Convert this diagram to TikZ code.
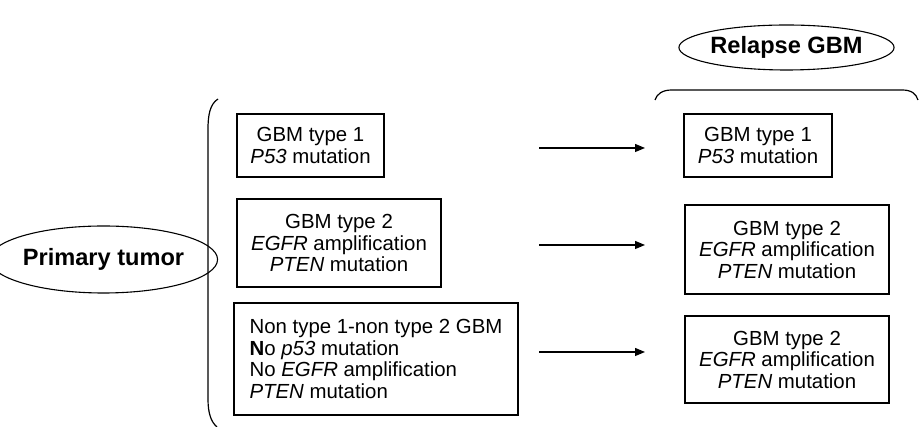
\documentclass[tikz,border=0pt]{standalone}
\usepackage{fontspec}
\setmainfont{Liberation Sans}
\usetikzlibrary{arrows.meta,shapes.geometric}
\begin{document}
\begin{tikzpicture}[x=1pt,y=1pt,
  txt/.style={font=\fontsize{20.4}{21.5}\selectfont},
  gbox/.style={draw,line width=1.1pt,txt,align=center,inner sep=0pt},
  lbox/.style={draw,line width=1.1pt,txt,align=left,inner sep=0pt},
  oval/.style={draw,ellipse,line width=1.1pt,inner sep=0pt,font=\fontsize{23.6}{24}\selectfont\bfseries},
  arr/.style={line width=1.2pt,-{Triangle[length=10pt,width=8pt]}},
  brk/.style={line width=1.2pt}
]
\useasboundingbox (0,0) rectangle (923,427);
\fill[white] (0,0) rectangle (923,427);

% ovals
\node[oval,minimum width=183pt,minimum height=67pt] (prim) at (103.5,167.5) {Primary tumor};
\node[oval,minimum width=185pt,minimum height=45pt] (rel) at (786.5,379.5) {Relapse GBM};

% primary boxes
\node[gbox,minimum width=147pt,minimum height=63pt] (b1) at (310.5,281.5) {GBM type 1\\\textit{P53} mutation};
\node[gbox,minimum width=204pt,minimum height=88pt] (b2) at (339,184) {GBM type 2\\\textit{EGFR} amplification\\\textit{PTEN} mutation};
\node[lbox,minimum width=284pt,minimum height=112pt] (b3) at (376,68) {Non type 1-non type 2 GBM\\\textbf{N}o \textit{p53} mutation\\No \textit{EGFR} amplification\\\textit{PTEN} mutation};

% relapse boxes
\node[gbox,minimum width=148pt,minimum height=63pt] (r1) at (758,281.5) {GBM type 1\\\textit{P53} mutation};
\node[gbox,minimum width=204pt,minimum height=89pt] (r2) at (787,177.5) {GBM type 2\\\textit{EGFR} amplification\\\textit{PTEN} mutation};
\node[gbox,minimum width=204pt,minimum height=87pt] (r3) at (787,67.5) {GBM type 2\\\textit{EGFR} amplification\\\textit{PTEN} mutation};

% arrows
\coordinate (a1s) at (539,279);
\coordinate (a1e) at (645,279);
\coordinate (a2s) at (539,182);
\coordinate (a2e) at (645,182);
\coordinate (a3s) at (539,75);
\coordinate (a3e) at (645,75);
\draw[arr] (a1s) -- (a1e);
\draw[arr] (a2s) -- (a2e);
\draw[arr] (a3s) -- (a3e);

% left bracket
\coordinate (lbt) at (218,328);
\coordinate (lbb) at (217,0);
\draw[brk] (lbt) .. controls (210,323) and (208,312) .. (208,298) -- (208,28) .. controls (208,14) and (211,5) .. (lbb);

% right bracket
\coordinate (rbl) at (655,327);
\coordinate (rbr) at (918,327);
\draw[brk] (rbl) .. controls (657,333) and (662,337) .. (672,337) -- (902,337) .. controls (912,337) and (916,333) .. (rbr);
\end{tikzpicture}
\end{document}
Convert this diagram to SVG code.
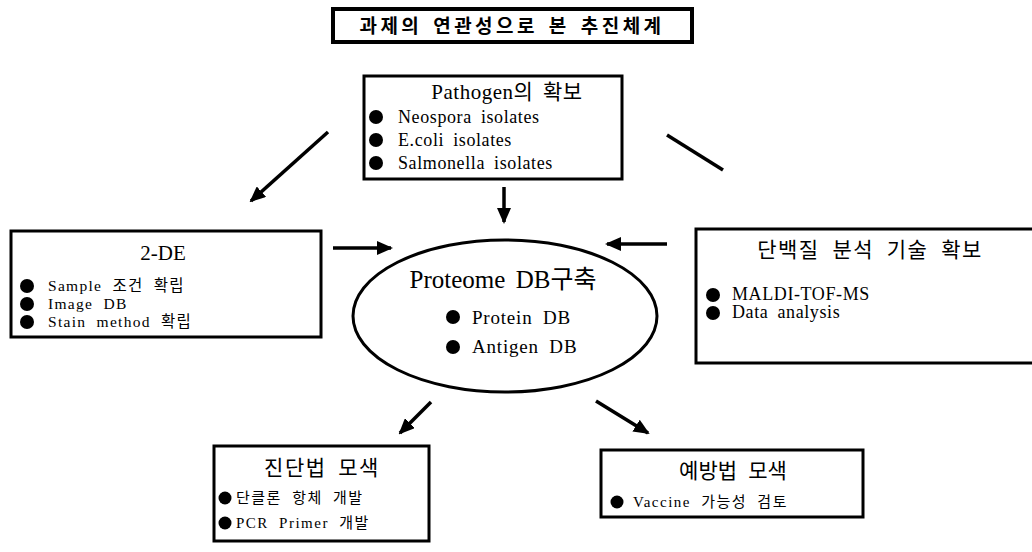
<svg xmlns="http://www.w3.org/2000/svg" width="1032" height="552" viewBox="0 0 1032 552">
<defs>
<marker id="ah" markerWidth="16" markerHeight="14" refX="14" refY="7" orient="auto" markerUnits="userSpaceOnUse" viewBox="0 0 16 14">
<path d="M0,0 L16,7 L0,14 z" fill="#000"/>
</marker>
<style>
.box{fill:#fff;stroke:#000;stroke-width:3}
.t{font-family:"Liberation Serif","Noto Sans CJK KR",serif;fill:#000}
.title{font-size:21px;text-anchor:middle}
.item{font-size:18px;letter-spacing:0.6px;word-spacing:4px}
.item2{font-size:15.5px;letter-spacing:1.3px;word-spacing:5px}
.small{font-size:15px;letter-spacing:1.5px;word-spacing:5px}
.line{stroke:#000;stroke-width:3.5;fill:none}
</style>
</defs>
<rect x="0" y="0" width="1032" height="552" fill="#fff"/>

<g id="header">
<rect x="333" y="9" width="359" height="33" fill="#fff" stroke="#000" stroke-width="4"/>
<text x="512" y="33" font-family="'Noto Sans CJK KR',sans-serif" font-weight="bold" font-size="19" text-anchor="middle" letter-spacing="3.5" word-spacing="3">과제의 연관성으로 본 추진체계</text>
</g>

<g id="connectors">
<line class="line" x1="328" y1="132" x2="251" y2="201" marker-end="url(#ah)"/>
<line class="line" x1="504" y1="187" x2="504" y2="222" marker-end="url(#ah)"/>
<line class="line" x1="333" y1="248" x2="391" y2="248" marker-end="url(#ah)"/>
<line class="line" x1="667" y1="244" x2="607" y2="244" marker-end="url(#ah)"/>
<line class="line" x1="667" y1="135" x2="723" y2="170"/>
<line class="line" x1="431" y1="402" x2="400" y2="433" marker-end="url(#ah)"/>
<line class="line" x1="596" y1="401" x2="648" y2="433" marker-end="url(#ah)"/>
</g>

<g id="pathogen">
<rect class="box" x="364" y="76" width="258" height="103"/>
<text class="t title" x="507" y="99" letter-spacing="0.5" word-spacing="4">Pathogen의 확보</text>
<circle cx="376" cy="117" r="7"/>
<circle cx="376" cy="140" r="7"/>
<circle cx="376" cy="163" r="7"/>
<text class="t item" x="398" y="123">Neospora isolates</text>
<text class="t item" x="398" y="146">E.coli isolates</text>
<text class="t item" x="398" y="169">Salmonella isolates</text>
</g>

<g id="twode">
<rect class="box" x="11" y="231" width="310" height="106"/>
<text class="t title" x="163" y="260">2-DE</text>
<circle cx="27" cy="286" r="7"/>
<circle cx="27" cy="304" r="7"/>
<circle cx="27" cy="322" r="7"/>
<text class="t item2" x="48" y="291">Sample 조건 확립</text>
<text class="t item2" x="48" y="309">Image DB</text>
<text class="t item2" x="48" y="327">Stain method 확립</text>
</g>

<g id="protein-analysis">
<rect class="box" x="696" y="229" width="338" height="134"/>
<text class="t title" x="870" y="257" font-size="22" letter-spacing="1.5" word-spacing="6">단백질 분석 기술 확보</text>
<circle cx="713" cy="295" r="7"/>
<circle cx="713" cy="313" r="7"/>
<text class="t item" x="732" y="300" font-size="19" letter-spacing="1.5">MALDI-TOF-MS</text>
<text class="t item" x="732" y="318">Data analysis</text>
</g>

<g id="proteome">
<ellipse cx="505" cy="316" rx="152" ry="76" fill="#fff" stroke="#000" stroke-width="3"/>
<text class="t" x="503" y="288" font-size="25" text-anchor="middle" word-spacing="4">Proteome DB구축</text>
<circle cx="453" cy="317" r="7"/>
<circle cx="453" cy="347" r="7"/>
<text class="t" x="472" y="324" font-size="19" letter-spacing="0.8" word-spacing="5">Protein DB</text>
<text class="t" x="472" y="353" font-size="19" letter-spacing="0.8" word-spacing="5">Antigen DB</text>
</g>

<g id="diagnosis">
<rect class="box" x="214" y="446" width="215" height="95"/>
<text class="t title" x="322" y="475" letter-spacing="1.5" word-spacing="5">진단법 모색</text>
<circle cx="225" cy="498" r="6.5"/>
<circle cx="225" cy="523" r="6.5"/>
<text class="t small" x="236" y="503" word-spacing="8">단클론 항체 개발</text>
<text class="t small" x="236" y="528">PCR Primer 개발</text>
</g>

<g id="prevention">
<rect class="box" x="601" y="450" width="262" height="67"/>
<text class="t title" x="733" y="478" word-spacing="6">예방법 모색</text>
<circle cx="617" cy="502" r="6.5"/>
<text class="t small" x="633" y="507">Vaccine 가능성 검토</text>
</g>
</svg>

- WORK TO DO -
Repeat the entries exactly. Pictures are excluded from the copy.

- ANSWER -
Convert this diagram to TikZ code.
\documentclass[tikz,border=0pt]{standalone}
\usepackage{fontspec}
\setmainfont{Liberation Sans}
\usetikzlibrary{arrows.meta,shapes.geometric}
\begin{document}
\begin{tikzpicture}[x=1pt,y=1pt,
  txt/.style={font=\fontsize{20.4}{21.5}\selectfont},
  gbox/.style={draw,line width=1.1pt,txt,align=center,inner sep=0pt},
  lbox/.style={draw,line width=1.1pt,txt,align=left,inner sep=0pt},
  oval/.style={draw,ellipse,line width=1.1pt,inner sep=0pt,font=\fontsize{23.6}{24}\selectfont\bfseries},
  arr/.style={line width=1.2pt,-{Triangle[length=10pt,width=8pt]}},
  brk/.style={line width=1.2pt}
]
\useasboundingbox (0,0) rectangle (923,427);
\fill[white] (0,0) rectangle (923,427);

% ovals
\node[oval,minimum width=183pt,minimum height=67pt] (prim) at (103.5,167.5) {Primary tumor};
\node[oval,minimum width=185pt,minimum height=45pt] (rel) at (786.5,379.5) {Relapse GBM};

% primary boxes
\node[gbox,minimum width=147pt,minimum height=63pt] (b1) at (310.5,281.5) {GBM type 1\\\textit{P53} mutation};
\node[gbox,minimum width=204pt,minimum height=88pt] (b2) at (339,184) {GBM type 2\\\textit{EGFR} amplification\\\textit{PTEN} mutation};
\node[lbox,minimum width=284pt,minimum height=112pt] (b3) at (376,68) {Non type 1-non type 2 GBM\\\textbf{N}o \textit{p53} mutation\\No \textit{EGFR} amplification\\\textit{PTEN} mutation};

% relapse boxes
\node[gbox,minimum width=148pt,minimum height=63pt] (r1) at (758,281.5) {GBM type 1\\\textit{P53} mutation};
\node[gbox,minimum width=204pt,minimum height=89pt] (r2) at (787,177.5) {GBM type 2\\\textit{EGFR} amplification\\\textit{PTEN} mutation};
\node[gbox,minimum width=204pt,minimum height=87pt] (r3) at (787,67.5) {GBM type 2\\\textit{EGFR} amplification\\\textit{PTEN} mutation};

% arrows
\coordinate (a1s) at (539,279);
\coordinate (a1e) at (645,279);
\coordinate (a2s) at (539,182);
\coordinate (a2e) at (645,182);
\coordinate (a3s) at (539,75);
\coordinate (a3e) at (645,75);
\draw[arr] (a1s) -- (a1e);
\draw[arr] (a2s) -- (a2e);
\draw[arr] (a3s) -- (a3e);

% left bracket
\coordinate (lbt) at (218,328);
\coordinate (lbb) at (217,0);
\draw[brk] (lbt) .. controls (210,323) and (208,312) .. (208,298) -- (208,28) .. controls (208,14) and (211,5) .. (lbb);

% right bracket
\coordinate (rbl) at (655,327);
\coordinate (rbr) at (918,327);
\draw[brk] (rbl) .. controls (657,333) and (662,337) .. (672,337) -- (902,337) .. controls (912,337) and (916,333) .. (rbr);
\end{tikzpicture}
\end{document}
Convert this diagram to SVG code.
<svg xmlns="http://www.w3.org/2000/svg" width="1032" height="552" viewBox="0 0 1032 552">
<defs>
<marker id="ah" markerWidth="16" markerHeight="14" refX="14" refY="7" orient="auto" markerUnits="userSpaceOnUse" viewBox="0 0 16 14">
<path d="M0,0 L16,7 L0,14 z" fill="#000"/>
</marker>
<style>
.box{fill:#fff;stroke:#000;stroke-width:3}
.t{font-family:"Liberation Serif","Noto Sans CJK KR",serif;fill:#000}
.title{font-size:21px;text-anchor:middle}
.item{font-size:18px;letter-spacing:0.6px;word-spacing:4px}
.item2{font-size:15.5px;letter-spacing:1.3px;word-spacing:5px}
.small{font-size:15px;letter-spacing:1.5px;word-spacing:5px}
.line{stroke:#000;stroke-width:3.5;fill:none}
</style>
</defs>
<rect x="0" y="0" width="1032" height="552" fill="#fff"/>

<g id="header">
<rect x="333" y="9" width="359" height="33" fill="#fff" stroke="#000" stroke-width="4"/>
<text x="512" y="33" font-family="'Noto Sans CJK KR',sans-serif" font-weight="bold" font-size="19" text-anchor="middle" letter-spacing="3.5" word-spacing="3">과제의 연관성으로 본 추진체계</text>
</g>

<g id="connectors">
<line class="line" x1="328" y1="132" x2="251" y2="201" marker-end="url(#ah)"/>
<line class="line" x1="504" y1="187" x2="504" y2="222" marker-end="url(#ah)"/>
<line class="line" x1="333" y1="248" x2="391" y2="248" marker-end="url(#ah)"/>
<line class="line" x1="667" y1="244" x2="607" y2="244" marker-end="url(#ah)"/>
<line class="line" x1="667" y1="135" x2="723" y2="170"/>
<line class="line" x1="431" y1="402" x2="400" y2="433" marker-end="url(#ah)"/>
<line class="line" x1="596" y1="401" x2="648" y2="433" marker-end="url(#ah)"/>
</g>

<g id="pathogen">
<rect class="box" x="364" y="76" width="258" height="103"/>
<text class="t title" x="507" y="99" letter-spacing="0.5" word-spacing="4">Pathogen의 확보</text>
<circle cx="376" cy="117" r="7"/>
<circle cx="376" cy="140" r="7"/>
<circle cx="376" cy="163" r="7"/>
<text class="t item" x="398" y="123">Neospora isolates</text>
<text class="t item" x="398" y="146">E.coli isolates</text>
<text class="t item" x="398" y="169">Salmonella isolates</text>
</g>

<g id="twode">
<rect class="box" x="11" y="231" width="310" height="106"/>
<text class="t title" x="163" y="260">2-DE</text>
<circle cx="27" cy="286" r="7"/>
<circle cx="27" cy="304" r="7"/>
<circle cx="27" cy="322" r="7"/>
<text class="t item2" x="48" y="291">Sample 조건 확립</text>
<text class="t item2" x="48" y="309">Image DB</text>
<text class="t item2" x="48" y="327">Stain method 확립</text>
</g>

<g id="protein-analysis">
<rect class="box" x="696" y="229" width="338" height="134"/>
<text class="t title" x="870" y="257" font-size="22" letter-spacing="1.5" word-spacing="6">단백질 분석 기술 확보</text>
<circle cx="713" cy="295" r="7"/>
<circle cx="713" cy="313" r="7"/>
<text class="t item" x="732" y="300" font-size="19" letter-spacing="1.5">MALDI-TOF-MS</text>
<text class="t item" x="732" y="318">Data analysis</text>
</g>

<g id="proteome">
<ellipse cx="505" cy="316" rx="152" ry="76" fill="#fff" stroke="#000" stroke-width="3"/>
<text class="t" x="503" y="288" font-size="25" text-anchor="middle" word-spacing="4">Proteome DB구축</text>
<circle cx="453" cy="317" r="7"/>
<circle cx="453" cy="347" r="7"/>
<text class="t" x="472" y="324" font-size="19" letter-spacing="0.8" word-spacing="5">Protein DB</text>
<text class="t" x="472" y="353" font-size="19" letter-spacing="0.8" word-spacing="5">Antigen DB</text>
</g>

<g id="diagnosis">
<rect class="box" x="214" y="446" width="215" height="95"/>
<text class="t title" x="322" y="475" letter-spacing="1.5" word-spacing="5">진단법 모색</text>
<circle cx="225" cy="498" r="6.5"/>
<circle cx="225" cy="523" r="6.5"/>
<text class="t small" x="236" y="503" word-spacing="8">단클론 항체 개발</text>
<text class="t small" x="236" y="528">PCR Primer 개발</text>
</g>

<g id="prevention">
<rect class="box" x="601" y="450" width="262" height="67"/>
<text class="t title" x="733" y="478" word-spacing="6">예방법 모색</text>
<circle cx="617" cy="502" r="6.5"/>
<text class="t small" x="633" y="507">Vaccine 가능성 검토</text>
</g>
</svg>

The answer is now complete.